[Rows from a dataset of charts and code]

▼▼▼

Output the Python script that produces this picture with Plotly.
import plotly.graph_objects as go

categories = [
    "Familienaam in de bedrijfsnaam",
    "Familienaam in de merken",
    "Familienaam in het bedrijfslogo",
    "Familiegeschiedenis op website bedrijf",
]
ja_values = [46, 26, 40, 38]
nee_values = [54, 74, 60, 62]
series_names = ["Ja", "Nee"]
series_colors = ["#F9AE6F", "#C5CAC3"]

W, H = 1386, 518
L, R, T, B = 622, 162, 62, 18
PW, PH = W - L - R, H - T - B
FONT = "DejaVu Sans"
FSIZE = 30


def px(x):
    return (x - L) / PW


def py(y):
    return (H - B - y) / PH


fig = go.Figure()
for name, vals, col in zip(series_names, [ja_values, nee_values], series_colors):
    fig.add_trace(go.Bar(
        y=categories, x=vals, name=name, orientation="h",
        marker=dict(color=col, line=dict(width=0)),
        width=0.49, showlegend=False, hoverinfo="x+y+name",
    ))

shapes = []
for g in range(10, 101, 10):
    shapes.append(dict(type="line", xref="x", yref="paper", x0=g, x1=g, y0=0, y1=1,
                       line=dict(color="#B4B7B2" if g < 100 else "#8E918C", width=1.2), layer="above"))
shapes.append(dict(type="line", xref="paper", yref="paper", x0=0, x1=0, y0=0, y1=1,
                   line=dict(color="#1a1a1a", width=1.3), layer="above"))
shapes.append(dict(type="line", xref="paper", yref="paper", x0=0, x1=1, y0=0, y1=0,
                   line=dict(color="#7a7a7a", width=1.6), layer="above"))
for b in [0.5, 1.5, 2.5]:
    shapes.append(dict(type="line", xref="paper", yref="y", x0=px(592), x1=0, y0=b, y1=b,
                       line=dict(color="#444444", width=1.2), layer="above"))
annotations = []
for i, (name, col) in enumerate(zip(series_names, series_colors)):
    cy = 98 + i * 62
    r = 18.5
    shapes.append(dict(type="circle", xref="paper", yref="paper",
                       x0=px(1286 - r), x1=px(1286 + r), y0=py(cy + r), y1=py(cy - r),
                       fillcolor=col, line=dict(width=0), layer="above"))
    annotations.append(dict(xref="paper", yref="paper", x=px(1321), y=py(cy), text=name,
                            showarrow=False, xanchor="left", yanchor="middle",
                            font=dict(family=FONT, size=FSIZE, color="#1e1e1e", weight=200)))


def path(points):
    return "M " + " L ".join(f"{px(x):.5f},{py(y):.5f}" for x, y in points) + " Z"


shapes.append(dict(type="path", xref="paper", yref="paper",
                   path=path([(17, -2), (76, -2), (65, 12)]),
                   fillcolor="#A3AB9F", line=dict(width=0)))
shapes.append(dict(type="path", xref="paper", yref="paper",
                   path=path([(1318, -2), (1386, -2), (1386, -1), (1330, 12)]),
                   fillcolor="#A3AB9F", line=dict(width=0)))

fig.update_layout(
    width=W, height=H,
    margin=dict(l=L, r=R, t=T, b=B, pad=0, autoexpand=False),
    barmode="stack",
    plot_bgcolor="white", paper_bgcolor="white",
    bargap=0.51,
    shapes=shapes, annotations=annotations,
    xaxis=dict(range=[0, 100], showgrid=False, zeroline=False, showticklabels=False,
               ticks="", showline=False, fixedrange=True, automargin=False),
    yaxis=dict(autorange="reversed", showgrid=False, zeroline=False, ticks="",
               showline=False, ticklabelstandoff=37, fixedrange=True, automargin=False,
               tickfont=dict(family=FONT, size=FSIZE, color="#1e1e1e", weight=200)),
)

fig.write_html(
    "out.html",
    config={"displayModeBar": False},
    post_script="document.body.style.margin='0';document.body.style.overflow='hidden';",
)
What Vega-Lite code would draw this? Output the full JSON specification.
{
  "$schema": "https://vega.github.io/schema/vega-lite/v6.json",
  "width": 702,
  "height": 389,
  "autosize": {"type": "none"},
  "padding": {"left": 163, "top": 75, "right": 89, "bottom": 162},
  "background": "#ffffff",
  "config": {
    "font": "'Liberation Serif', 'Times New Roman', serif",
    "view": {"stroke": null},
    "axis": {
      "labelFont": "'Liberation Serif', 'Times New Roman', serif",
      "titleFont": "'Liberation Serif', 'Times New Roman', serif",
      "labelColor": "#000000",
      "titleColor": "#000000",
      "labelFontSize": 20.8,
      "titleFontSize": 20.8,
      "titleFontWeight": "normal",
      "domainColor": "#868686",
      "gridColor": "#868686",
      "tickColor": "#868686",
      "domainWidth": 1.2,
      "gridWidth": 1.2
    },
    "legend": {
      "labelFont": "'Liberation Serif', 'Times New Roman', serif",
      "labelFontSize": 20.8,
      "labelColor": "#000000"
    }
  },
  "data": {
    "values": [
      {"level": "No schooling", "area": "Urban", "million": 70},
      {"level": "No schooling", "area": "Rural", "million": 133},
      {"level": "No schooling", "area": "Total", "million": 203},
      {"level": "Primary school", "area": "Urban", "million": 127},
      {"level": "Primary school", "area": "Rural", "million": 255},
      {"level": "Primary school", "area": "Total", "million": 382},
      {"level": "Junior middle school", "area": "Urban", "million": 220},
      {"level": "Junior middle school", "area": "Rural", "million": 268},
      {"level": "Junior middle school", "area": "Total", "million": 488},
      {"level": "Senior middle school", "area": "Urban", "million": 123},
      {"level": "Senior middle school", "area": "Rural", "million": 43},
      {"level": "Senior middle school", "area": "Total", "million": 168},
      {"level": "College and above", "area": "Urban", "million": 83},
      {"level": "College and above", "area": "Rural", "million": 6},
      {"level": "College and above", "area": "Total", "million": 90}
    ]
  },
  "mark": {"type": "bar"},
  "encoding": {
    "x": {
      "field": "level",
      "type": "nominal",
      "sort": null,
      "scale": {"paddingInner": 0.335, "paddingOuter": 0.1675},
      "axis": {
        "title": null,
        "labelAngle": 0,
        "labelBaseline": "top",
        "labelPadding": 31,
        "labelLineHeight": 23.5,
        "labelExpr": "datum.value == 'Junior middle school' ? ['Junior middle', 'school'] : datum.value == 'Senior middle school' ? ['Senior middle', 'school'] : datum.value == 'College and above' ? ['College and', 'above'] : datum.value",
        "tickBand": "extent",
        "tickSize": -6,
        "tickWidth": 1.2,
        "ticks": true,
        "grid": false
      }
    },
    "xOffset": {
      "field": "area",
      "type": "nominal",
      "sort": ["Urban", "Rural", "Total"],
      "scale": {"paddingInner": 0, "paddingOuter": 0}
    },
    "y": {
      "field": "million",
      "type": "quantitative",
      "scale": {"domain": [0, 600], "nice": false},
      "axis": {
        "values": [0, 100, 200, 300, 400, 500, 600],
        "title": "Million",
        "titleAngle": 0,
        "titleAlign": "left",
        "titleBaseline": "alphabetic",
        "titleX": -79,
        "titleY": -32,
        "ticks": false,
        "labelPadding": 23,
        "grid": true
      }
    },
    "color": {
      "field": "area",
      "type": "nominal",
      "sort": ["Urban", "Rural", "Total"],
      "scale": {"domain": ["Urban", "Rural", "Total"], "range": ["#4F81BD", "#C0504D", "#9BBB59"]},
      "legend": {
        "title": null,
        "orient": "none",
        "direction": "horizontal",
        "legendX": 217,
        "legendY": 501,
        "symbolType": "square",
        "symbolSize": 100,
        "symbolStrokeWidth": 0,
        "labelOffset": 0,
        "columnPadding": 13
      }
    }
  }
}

▲▲▲
▼▼▼

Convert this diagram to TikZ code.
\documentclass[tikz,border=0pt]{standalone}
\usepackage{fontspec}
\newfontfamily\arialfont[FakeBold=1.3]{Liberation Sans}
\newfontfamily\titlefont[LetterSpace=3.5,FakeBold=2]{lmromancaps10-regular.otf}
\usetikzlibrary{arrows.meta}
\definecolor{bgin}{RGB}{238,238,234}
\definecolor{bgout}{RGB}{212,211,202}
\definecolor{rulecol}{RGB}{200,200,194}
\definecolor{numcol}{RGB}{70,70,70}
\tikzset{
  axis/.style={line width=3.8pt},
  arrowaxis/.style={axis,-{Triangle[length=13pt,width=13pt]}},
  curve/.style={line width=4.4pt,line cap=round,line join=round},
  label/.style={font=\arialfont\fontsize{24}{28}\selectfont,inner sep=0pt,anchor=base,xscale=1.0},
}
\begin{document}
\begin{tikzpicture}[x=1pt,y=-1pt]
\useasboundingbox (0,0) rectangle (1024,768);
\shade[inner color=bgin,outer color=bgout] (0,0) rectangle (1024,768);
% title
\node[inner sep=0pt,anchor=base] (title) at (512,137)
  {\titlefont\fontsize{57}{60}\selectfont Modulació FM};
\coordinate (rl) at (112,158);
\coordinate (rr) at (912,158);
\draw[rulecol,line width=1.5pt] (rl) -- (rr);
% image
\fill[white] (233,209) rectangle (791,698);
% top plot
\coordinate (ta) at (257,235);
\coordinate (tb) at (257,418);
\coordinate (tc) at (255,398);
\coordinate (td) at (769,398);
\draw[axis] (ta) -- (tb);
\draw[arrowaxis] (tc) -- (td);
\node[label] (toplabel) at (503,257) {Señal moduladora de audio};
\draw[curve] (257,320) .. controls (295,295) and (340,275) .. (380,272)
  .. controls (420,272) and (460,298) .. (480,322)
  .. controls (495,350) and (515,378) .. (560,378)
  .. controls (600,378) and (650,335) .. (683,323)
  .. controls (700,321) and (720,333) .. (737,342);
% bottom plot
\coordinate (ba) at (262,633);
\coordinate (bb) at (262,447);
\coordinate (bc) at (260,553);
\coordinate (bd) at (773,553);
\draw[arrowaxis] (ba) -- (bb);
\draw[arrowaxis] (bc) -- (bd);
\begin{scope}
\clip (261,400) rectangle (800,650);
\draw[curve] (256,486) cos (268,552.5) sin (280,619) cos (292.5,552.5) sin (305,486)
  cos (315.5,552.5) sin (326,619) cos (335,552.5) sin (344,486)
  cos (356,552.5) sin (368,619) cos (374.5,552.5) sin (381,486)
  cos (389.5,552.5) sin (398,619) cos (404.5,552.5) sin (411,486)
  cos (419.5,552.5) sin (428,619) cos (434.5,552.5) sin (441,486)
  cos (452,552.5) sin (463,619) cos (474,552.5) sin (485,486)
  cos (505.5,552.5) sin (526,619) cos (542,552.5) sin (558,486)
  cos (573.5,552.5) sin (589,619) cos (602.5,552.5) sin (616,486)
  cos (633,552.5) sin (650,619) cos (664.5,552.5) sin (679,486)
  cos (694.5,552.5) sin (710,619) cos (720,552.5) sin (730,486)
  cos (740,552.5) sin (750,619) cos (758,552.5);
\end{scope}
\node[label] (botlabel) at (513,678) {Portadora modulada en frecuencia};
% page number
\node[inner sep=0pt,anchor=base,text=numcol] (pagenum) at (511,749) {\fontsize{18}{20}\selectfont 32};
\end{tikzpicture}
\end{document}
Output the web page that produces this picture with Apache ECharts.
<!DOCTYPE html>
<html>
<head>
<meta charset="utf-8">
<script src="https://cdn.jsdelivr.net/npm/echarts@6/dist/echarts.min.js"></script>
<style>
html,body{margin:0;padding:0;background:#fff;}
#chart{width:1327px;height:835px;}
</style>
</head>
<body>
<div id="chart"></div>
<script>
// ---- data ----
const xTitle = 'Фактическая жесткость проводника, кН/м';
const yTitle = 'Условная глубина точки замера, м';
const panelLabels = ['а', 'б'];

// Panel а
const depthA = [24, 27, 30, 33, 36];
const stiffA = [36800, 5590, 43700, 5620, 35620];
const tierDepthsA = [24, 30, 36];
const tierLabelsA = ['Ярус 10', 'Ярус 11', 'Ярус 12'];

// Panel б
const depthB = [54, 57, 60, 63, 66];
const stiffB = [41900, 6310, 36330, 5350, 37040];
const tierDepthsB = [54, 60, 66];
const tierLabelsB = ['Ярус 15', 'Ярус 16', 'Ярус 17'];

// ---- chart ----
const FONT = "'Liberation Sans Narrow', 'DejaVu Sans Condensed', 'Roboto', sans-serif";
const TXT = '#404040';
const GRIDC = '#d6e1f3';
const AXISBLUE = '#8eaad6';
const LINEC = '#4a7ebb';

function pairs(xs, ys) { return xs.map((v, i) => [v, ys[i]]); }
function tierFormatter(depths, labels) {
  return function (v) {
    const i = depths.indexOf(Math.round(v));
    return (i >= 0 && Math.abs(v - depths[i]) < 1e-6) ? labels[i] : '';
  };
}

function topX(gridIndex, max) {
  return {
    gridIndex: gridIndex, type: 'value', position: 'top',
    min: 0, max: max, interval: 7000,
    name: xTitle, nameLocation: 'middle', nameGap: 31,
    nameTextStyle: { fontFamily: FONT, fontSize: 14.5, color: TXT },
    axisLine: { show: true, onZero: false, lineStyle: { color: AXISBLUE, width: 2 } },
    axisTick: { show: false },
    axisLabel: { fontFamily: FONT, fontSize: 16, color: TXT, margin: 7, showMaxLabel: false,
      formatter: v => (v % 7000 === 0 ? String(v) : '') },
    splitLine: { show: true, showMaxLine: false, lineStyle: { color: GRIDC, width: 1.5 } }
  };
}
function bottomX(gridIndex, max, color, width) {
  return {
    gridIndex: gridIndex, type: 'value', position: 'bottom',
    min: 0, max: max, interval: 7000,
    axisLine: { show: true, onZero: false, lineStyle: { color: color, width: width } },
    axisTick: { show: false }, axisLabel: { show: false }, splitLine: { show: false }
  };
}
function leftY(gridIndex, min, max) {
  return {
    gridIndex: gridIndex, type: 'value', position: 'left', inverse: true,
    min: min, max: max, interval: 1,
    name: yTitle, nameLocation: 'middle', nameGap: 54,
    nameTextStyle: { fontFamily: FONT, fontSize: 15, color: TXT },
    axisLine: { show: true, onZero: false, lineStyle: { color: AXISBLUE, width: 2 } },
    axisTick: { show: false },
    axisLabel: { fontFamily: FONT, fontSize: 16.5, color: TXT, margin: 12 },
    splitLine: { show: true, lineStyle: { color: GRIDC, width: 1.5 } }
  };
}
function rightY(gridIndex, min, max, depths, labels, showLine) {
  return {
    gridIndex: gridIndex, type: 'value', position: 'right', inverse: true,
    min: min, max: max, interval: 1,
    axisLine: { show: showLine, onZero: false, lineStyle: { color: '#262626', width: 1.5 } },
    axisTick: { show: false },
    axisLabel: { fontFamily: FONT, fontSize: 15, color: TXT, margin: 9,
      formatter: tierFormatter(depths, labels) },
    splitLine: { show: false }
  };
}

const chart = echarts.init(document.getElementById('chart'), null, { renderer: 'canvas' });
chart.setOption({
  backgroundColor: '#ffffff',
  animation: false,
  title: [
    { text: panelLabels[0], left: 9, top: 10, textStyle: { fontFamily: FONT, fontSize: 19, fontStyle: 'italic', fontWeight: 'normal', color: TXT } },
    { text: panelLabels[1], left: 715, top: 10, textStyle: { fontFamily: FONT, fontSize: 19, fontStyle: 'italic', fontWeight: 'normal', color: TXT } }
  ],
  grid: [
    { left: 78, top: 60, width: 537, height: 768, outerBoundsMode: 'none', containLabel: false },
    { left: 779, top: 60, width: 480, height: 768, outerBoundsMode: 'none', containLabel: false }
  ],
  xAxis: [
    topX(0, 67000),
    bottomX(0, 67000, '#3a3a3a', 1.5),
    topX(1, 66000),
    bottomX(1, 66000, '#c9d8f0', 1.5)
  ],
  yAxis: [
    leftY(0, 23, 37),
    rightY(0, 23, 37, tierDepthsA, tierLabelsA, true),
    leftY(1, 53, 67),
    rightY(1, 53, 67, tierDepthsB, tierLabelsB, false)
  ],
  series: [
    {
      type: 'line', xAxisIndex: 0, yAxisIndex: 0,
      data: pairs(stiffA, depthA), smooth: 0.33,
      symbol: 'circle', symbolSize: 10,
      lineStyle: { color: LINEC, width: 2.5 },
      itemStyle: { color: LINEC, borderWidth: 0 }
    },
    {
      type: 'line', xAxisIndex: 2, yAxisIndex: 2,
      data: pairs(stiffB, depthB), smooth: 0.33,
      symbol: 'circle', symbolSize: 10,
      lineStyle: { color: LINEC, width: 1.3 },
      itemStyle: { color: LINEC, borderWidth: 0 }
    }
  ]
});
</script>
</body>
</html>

▲▲▲

Produce only the lines from the line containing "Output the Python" through the line containing "return (x - L) / PW", inclusive of both, exactly as they stand in the entries above.

▸ **Answer to this exercise**:
Output the Python script that produces this picture with Plotly.
import plotly.graph_objects as go

categories = [
    "Familienaam in de bedrijfsnaam",
    "Familienaam in de merken",
    "Familienaam in het bedrijfslogo",
    "Familiegeschiedenis op website bedrijf",
]
ja_values = [46, 26, 40, 38]
nee_values = [54, 74, 60, 62]
series_names = ["Ja", "Nee"]
series_colors = ["#F9AE6F", "#C5CAC3"]

W, H = 1386, 518
L, R, T, B = 622, 162, 62, 18
PW, PH = W - L - R, H - T - B
FONT = "DejaVu Sans"
FSIZE = 30


def px(x):
    return (x - L) / PW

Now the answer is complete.